What the task asks
Take the lines from the head of the listing through the one bearing "Chart.register(...registerables);" and copy them exactly, leaving every picture out.

(Records with drawing code)
= = = =
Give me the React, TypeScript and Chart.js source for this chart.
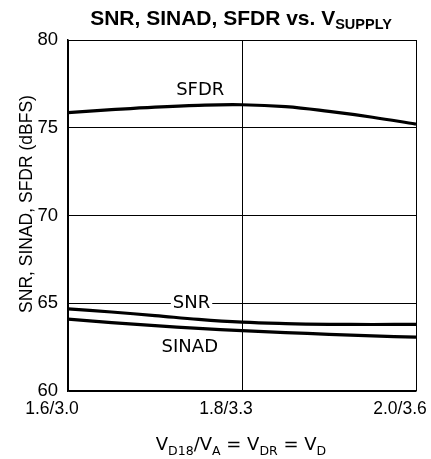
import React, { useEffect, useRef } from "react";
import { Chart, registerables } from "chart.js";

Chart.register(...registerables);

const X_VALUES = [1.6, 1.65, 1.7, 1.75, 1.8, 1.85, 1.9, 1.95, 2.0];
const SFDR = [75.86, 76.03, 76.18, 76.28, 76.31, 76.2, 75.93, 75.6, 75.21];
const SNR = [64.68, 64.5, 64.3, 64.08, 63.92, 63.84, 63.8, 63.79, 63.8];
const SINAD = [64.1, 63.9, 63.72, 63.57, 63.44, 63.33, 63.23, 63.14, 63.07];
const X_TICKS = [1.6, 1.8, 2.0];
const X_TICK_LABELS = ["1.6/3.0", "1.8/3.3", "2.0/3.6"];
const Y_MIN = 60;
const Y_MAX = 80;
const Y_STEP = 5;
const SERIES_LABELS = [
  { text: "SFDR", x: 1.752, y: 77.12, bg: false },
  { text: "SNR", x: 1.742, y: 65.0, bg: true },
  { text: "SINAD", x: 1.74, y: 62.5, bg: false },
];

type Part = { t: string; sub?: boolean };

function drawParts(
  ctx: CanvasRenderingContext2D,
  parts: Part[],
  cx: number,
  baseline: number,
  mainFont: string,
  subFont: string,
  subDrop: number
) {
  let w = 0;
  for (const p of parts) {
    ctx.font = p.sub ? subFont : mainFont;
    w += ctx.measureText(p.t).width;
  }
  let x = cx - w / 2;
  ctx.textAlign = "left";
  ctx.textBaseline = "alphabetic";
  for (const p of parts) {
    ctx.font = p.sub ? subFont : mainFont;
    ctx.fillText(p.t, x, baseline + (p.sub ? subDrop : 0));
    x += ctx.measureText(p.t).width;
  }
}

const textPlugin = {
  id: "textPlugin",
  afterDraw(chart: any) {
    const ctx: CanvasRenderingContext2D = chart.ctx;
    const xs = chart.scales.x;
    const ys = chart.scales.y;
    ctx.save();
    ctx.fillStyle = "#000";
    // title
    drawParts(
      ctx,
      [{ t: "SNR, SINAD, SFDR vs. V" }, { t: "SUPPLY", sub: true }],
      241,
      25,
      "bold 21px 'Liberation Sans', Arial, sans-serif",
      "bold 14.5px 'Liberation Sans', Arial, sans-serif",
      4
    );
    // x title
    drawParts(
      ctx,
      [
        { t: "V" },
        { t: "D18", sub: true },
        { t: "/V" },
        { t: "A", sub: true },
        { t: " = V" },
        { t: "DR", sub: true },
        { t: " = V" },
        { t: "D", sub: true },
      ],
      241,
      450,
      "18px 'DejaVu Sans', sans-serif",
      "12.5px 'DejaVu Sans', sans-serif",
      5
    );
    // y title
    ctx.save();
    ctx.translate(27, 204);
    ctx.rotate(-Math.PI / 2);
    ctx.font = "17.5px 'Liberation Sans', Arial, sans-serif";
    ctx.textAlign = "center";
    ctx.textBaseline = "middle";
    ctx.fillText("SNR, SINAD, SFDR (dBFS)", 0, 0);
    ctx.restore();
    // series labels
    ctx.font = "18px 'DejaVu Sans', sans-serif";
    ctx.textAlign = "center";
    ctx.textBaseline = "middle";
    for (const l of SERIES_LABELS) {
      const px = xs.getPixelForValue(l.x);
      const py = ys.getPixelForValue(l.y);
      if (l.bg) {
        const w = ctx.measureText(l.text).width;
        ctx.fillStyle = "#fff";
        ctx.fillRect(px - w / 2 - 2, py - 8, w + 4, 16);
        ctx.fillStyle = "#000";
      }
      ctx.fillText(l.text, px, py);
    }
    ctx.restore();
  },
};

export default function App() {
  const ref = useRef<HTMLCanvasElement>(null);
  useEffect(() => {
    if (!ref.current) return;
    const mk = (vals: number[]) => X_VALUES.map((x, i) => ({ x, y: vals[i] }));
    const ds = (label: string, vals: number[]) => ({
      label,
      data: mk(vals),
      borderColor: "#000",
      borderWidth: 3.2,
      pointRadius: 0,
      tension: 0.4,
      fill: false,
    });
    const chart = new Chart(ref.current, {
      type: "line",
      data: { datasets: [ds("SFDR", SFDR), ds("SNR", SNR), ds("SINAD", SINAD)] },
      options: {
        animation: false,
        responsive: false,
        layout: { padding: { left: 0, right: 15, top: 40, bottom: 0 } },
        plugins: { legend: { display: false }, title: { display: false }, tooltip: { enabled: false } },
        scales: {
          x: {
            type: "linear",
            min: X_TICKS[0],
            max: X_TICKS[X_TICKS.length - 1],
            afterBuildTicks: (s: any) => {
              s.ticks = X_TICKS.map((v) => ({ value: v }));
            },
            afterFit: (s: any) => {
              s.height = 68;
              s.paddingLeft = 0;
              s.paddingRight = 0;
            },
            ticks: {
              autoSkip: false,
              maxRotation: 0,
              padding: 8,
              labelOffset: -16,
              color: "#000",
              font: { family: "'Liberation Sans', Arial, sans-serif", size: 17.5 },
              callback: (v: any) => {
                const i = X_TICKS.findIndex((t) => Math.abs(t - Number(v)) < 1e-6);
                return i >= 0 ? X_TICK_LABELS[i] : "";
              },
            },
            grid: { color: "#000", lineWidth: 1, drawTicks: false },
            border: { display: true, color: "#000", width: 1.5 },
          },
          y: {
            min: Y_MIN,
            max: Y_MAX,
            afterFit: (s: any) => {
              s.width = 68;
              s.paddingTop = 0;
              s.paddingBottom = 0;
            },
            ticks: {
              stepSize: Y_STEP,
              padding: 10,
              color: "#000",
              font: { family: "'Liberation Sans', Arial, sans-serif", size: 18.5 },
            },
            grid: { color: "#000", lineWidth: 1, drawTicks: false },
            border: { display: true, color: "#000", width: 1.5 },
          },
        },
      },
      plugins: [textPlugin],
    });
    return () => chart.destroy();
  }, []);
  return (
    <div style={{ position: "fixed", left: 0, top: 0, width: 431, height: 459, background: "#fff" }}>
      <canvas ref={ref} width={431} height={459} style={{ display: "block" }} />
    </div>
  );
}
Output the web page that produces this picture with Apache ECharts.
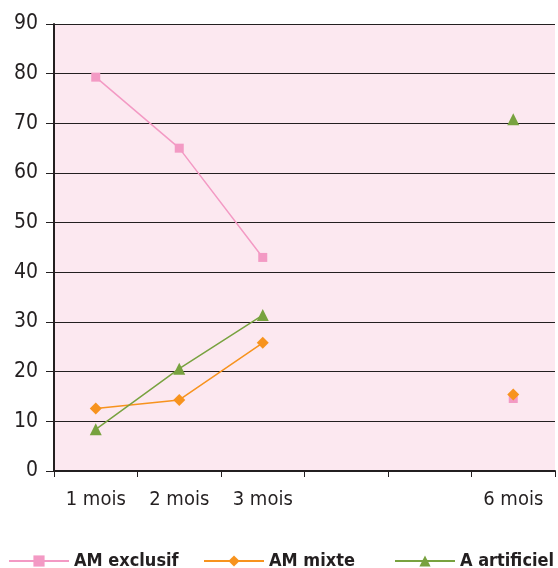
= = = =
Answer in full
Give me the React, TypeScript and Chart.js source for this chart.
import React, { useEffect, useRef } from "react";
import { Chart, registerables } from "chart.js";

Chart.register(...registerables);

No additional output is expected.